ByÂ Umika Sharma:
Ramu is a stray dog. Nobody knows where he came from. Nobody knows what his breed is. Nobody knows whether he is sterilized or not. People in my street have given him an unusual name. But one thing that everybody knows is that he is a nuisance. He is a nuisance because he barks late at night and early in the morning. He is a nuisance because he sneaks inside the warm houses of people the moment he gets a chance. He is a nuisance because he steals food He is a nuisance because he keeps strangers away from his street and snarls at new people. He is a nuisance because he wants to be loved.
This is not the story of just one dog. There are millions like this dog in every corner of this country. Our culture teaches us that every form of life is a part of God. Even animals are another form of God. But we forget this simple teaching when we beat these stray dogs black and blue and run them over by our cars. Sometimes we go to the extent of even poisoning them. We forget that they are also a form of life; they also need food and shelter to survive. They also need love.
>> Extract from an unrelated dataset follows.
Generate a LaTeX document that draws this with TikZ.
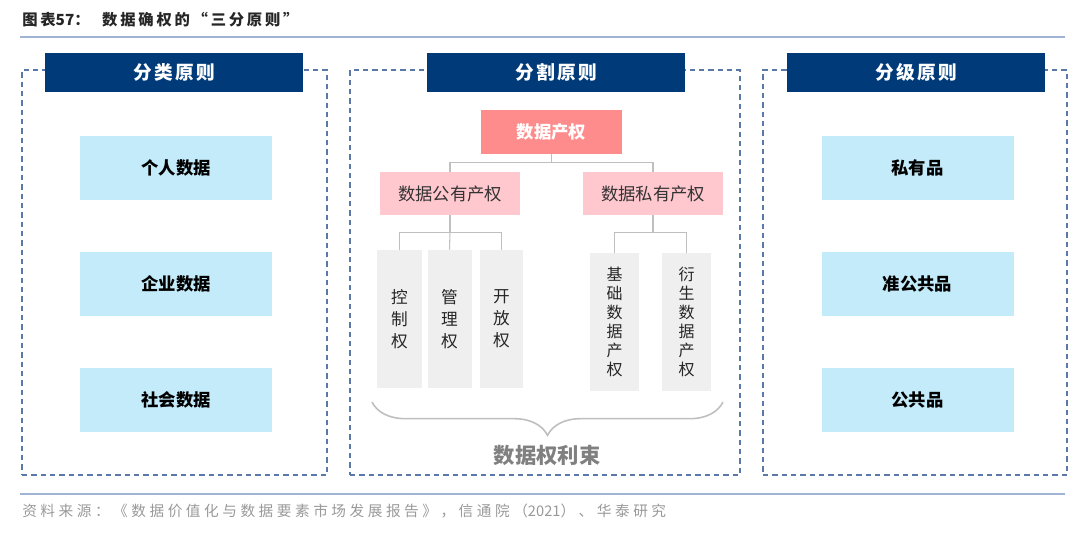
\documentclass[tikz,border=0pt]{standalone}
\usepackage{fontspec}
\setmainfont{Noto Sans CJK SC}
\usetikzlibrary{decorations.pathreplacing,calc}
\definecolor{navy}{HTML}{003A78}
\definecolor{lblue}{HTML}{C4EBF9}
\definecolor{dpink}{HTML}{FF8C8C}
\definecolor{lpink}{HTML}{FFC7CE}
\definecolor{lgray}{HTML}{EFEFEF}
\definecolor{dashc}{HTML}{5B79A8}
\definecolor{rulec}{HTML}{9FB4D2}
\definecolor{conn}{HTML}{BFBFBF}
\newcommand{\nosp}[1]{{\addfontfeature{LetterSpace=0}#1}}
\begin{document}
\begin{tikzpicture}[x=0.75pt,y=-0.75pt,
  panel/.style={draw=dashc,line width=1.2pt,dash pattern=on 4pt off 3pt,minimum width=#1*0.75pt,minimum height=405*0.75pt,inner sep=0pt},
  header/.style={fill=navy,text=white,minimum width=258*0.75pt,minimum height=39*0.75pt,inner sep=0pt,font=\fontsize{14}{16}\selectfont\bfseries\addfontfeature{LetterSpace=12}},
  bluebox/.style={fill=lblue,minimum width=192*0.75pt,minimum height=64*0.75pt,inner sep=0pt,font=\fontsize{13}{15}\selectfont\bfseries},
  topbox/.style={fill=dpink,text=white,minimum width=141*0.75pt,minimum height=44*0.75pt,inner sep=0pt,font=\fontsize{13}{15}\selectfont\bfseries},
  midbox/.style={fill=lpink,text=black!80,minimum width=140*0.75pt,minimum height=43*0.75pt,inner sep=0pt,font=\fontsize{13}{15}\selectfont},
  vbox/.style={fill=lgray,text=black!85,minimum width=#1*0.75pt,minimum height=138*0.75pt,inner sep=0pt,align=center},
  connector/.style={draw=conn,line width=0.8pt}
]
\useasboundingbox (0,0) rectangle (1080,536);
% title
\node[anchor=west,font=\fontsize{11.5}{13}\selectfont\bfseries\addfontfeature{LetterSpace=18},text=black!85,inner sep=0pt] (title) at (22,20) {图表\nosp{57}：\ \ 数据确权的“三分原则”};
\draw[rulec,line width=1.2pt] (20,37) -- (1065,37);
% panels
\node[panel=305] (p1) at (174.5,272.5) {};
\node[panel=390] (p2) at (545,272.5) {};
\node[panel=304] (p3) at (915,272.5) {};
\node[header] (h1) at (174,72.5) {分类原则};
\node[header] (h2) at (556,72.5) {分割原则};
\node[header] (h3) at (916,72.5) {分级原则};
% left column
\node[bluebox] (l1) at (176,168) {个人数据};
\node[bluebox] (l2) at (176,284) {企业数据};
\node[bluebox] (l3) at (176,400) {社会数据};
% right column
\node[bluebox] (r1) at (917.5,168) {私有品};
\node[bluebox] (r2) at (917.5,284) {准公共品};
\node[bluebox] (r3) at (917.5,400) {公共品};
% middle tree
\node[topbox] (dc) at (551.5,132) {数据产权};
\node[midbox] (gy) at (450,193.5) {数据公有产权};
\node[midbox] (sy) at (653,193.5) {数据私有产权};
\node[vbox=45,font=\fontsize{12.5}{16.5}\selectfont] (k1) at (399.5,319) {控\\制\\权};
\node[vbox=44,font=\fontsize{12.5}{16.5}\selectfont] (k2) at (449.5,319) {管\\理\\权};
\node[vbox=43,font=\fontsize{12.5}{16.5}\selectfont] (k3) at (501.5,319) {开\\放\\权};
\node[vbox=49,font=\fontsize{12}{14.2}\selectfont] (j1) at (614.5,322) {基\\础\\数\\据\\产\\权};
\node[vbox=49,font=\fontsize{12}{14.2}\selectfont] (j2) at (686.5,322) {衍\\生\\数\\据\\产\\权};
\draw[connector] (dc.south) -- ++(0,8) coordinate (t1);
\draw[connector] (t1) -| (gy.north);
\draw[connector] (t1) -| (sy.north);
\draw[connector] (gy.south) -- ++(0,17) coordinate (t2);
\draw[connector] (t2) -| (k1.north);
\draw[connector] (t2) -| (k3.north);
\draw[connector] (t2) -- (k2.north);
\draw[connector] (sy.south) -- ++(0,17) coordinate (t3);
\draw[connector] (t3) -| (j1.north);
\draw[connector] (t3) -| (j2.north);
% brace
\coordinate (b1) at (372,402);
\coordinate (b2) at (723,402);
\draw[conn,line width=1.2pt,decorate,decoration={brace,mirror,amplitude=25pt,aspect=0.5}] (b1) -- (b2);
\node[font=\fontsize{16}{18}\selectfont\bfseries,text=black!50] (bund) at (547,455) {数据权利束};
% bottom
\draw[rulec,line width=1.2pt] (20,494) -- (1065,494);
\node[anchor=west,font=\fontsize{11}{12}\selectfont\addfontfeature{LetterSpace=24},text=black!40,inner sep=0pt] (src) at (22,511) {资料来源：《数据价值化与数据要素市场发展报告》，信通院（\nosp{2021}）、华泰研究};
\end{tikzpicture}
\end{document}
Being a city dog is not an easy task. It starts in their infancy when they have to fight with their siblings for their mother’s milk. That mother who herself was a street dog and never got proper food her entire life. After this, these pups have to survive the streets where everyday either they are crushed under vehicles or are shooed away by humans. Those few who survive all this are not that lucky as this is when their lifelong battle with the streets and people begins.
During this battle, these dogs have to endure a lot. They are beaten up by people, treated extremely badly, run over by vehicles, have to live in filth and never get proper food. Some people go to the extent of poisoning these dogs to get rid of them. Those who care for these dogs are shunned by their neighbours for causing the so-called menace of stray dogs in the locality. What people fail to understand here is that why these dogs create such trouble. The simple answer lies in them not getting proper food and shelter. People who want to keep pets go for expensive purebred dogs and forget the fact that there is another homeless, equally loyal dog down the street that has to search for food every single day of its existence.
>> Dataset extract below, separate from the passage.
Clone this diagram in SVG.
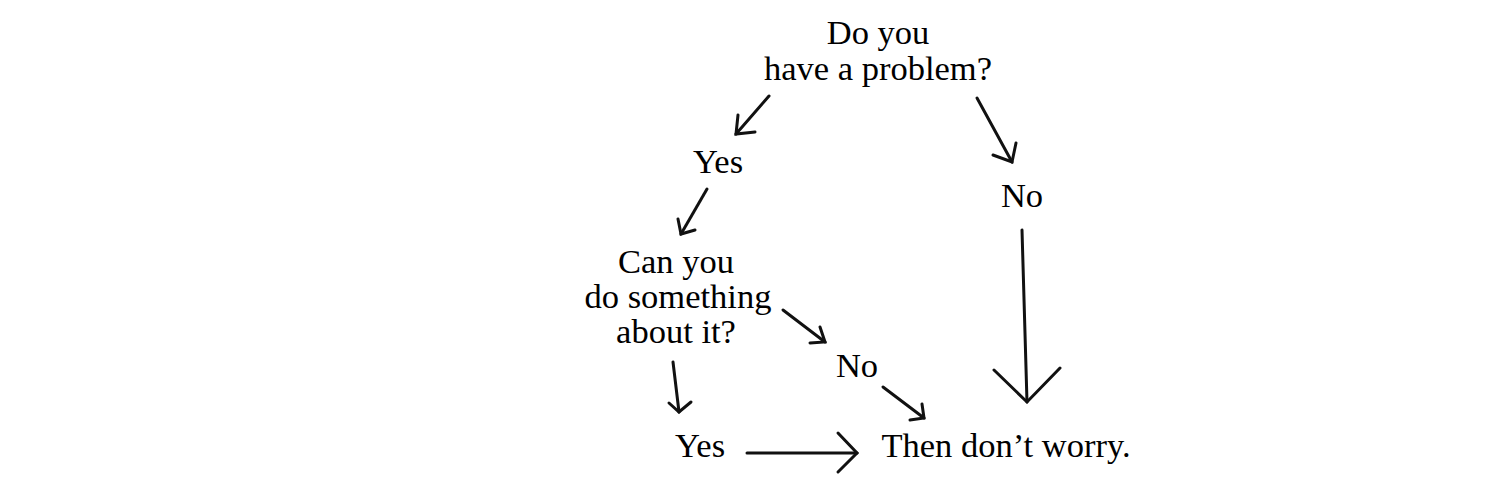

The menace of stray dogs is not limited to India; it is very much there in other countries like United States of America and United Kingdom. In 2010, there was a proposal in Bucharest to kill sick and aggressive dogs and those in shelters who are not adopted after seven days. These kinds of policies are not new and have been seen in a number of countries. There are countries which even follow these policies.
But killing these stray dogs is not an effective measure to tackle the problem, adopting them and treating them as a life form is. Instead of considering these dogs a nuisance we should consider them as friends and treat them properly. They crave for proper food, shelter and a bit of love. If we provide them that, then they can peacefully coexist along with us.
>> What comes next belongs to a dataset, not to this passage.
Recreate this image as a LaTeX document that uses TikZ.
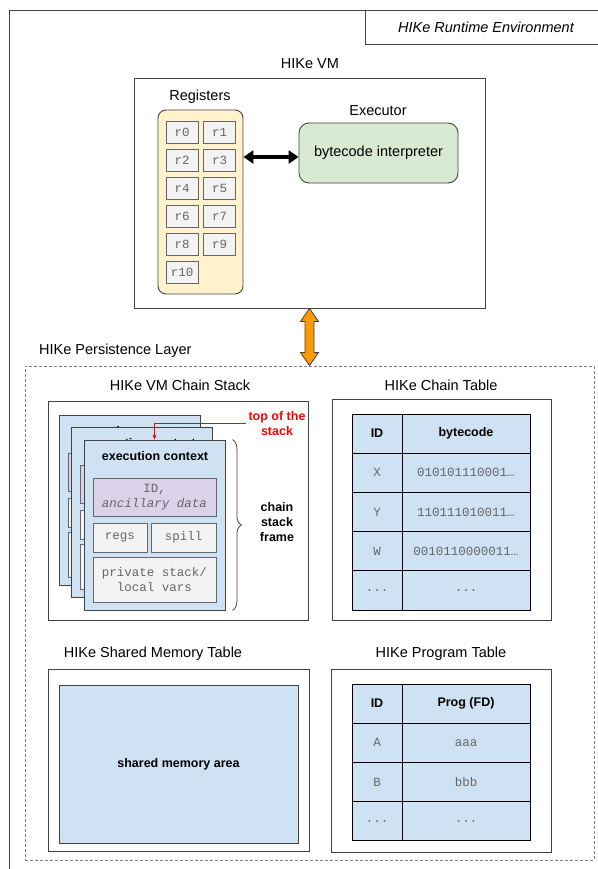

A more effective solution can be to capture these dogs, sterilize them and then restore them back to where they came from. This kind of a policy ensures that they are not ruthlessly killed. This also keeps a check on their growing population. This measure has been undertaken in a number of countries and even in India. Also, proper NGO’s can be set up to pick up these unwanted dogs and make them available for adoption. People should be encouraged to adopt these street dogs instead of buying expensive dogs.
The need of the hour is to not consider these dogs a menace and instead try to understand the reason behind their behaviour. All they need is a little care and love. A friendly pat on the head or giving some of these dogs some food is more than enough to control them.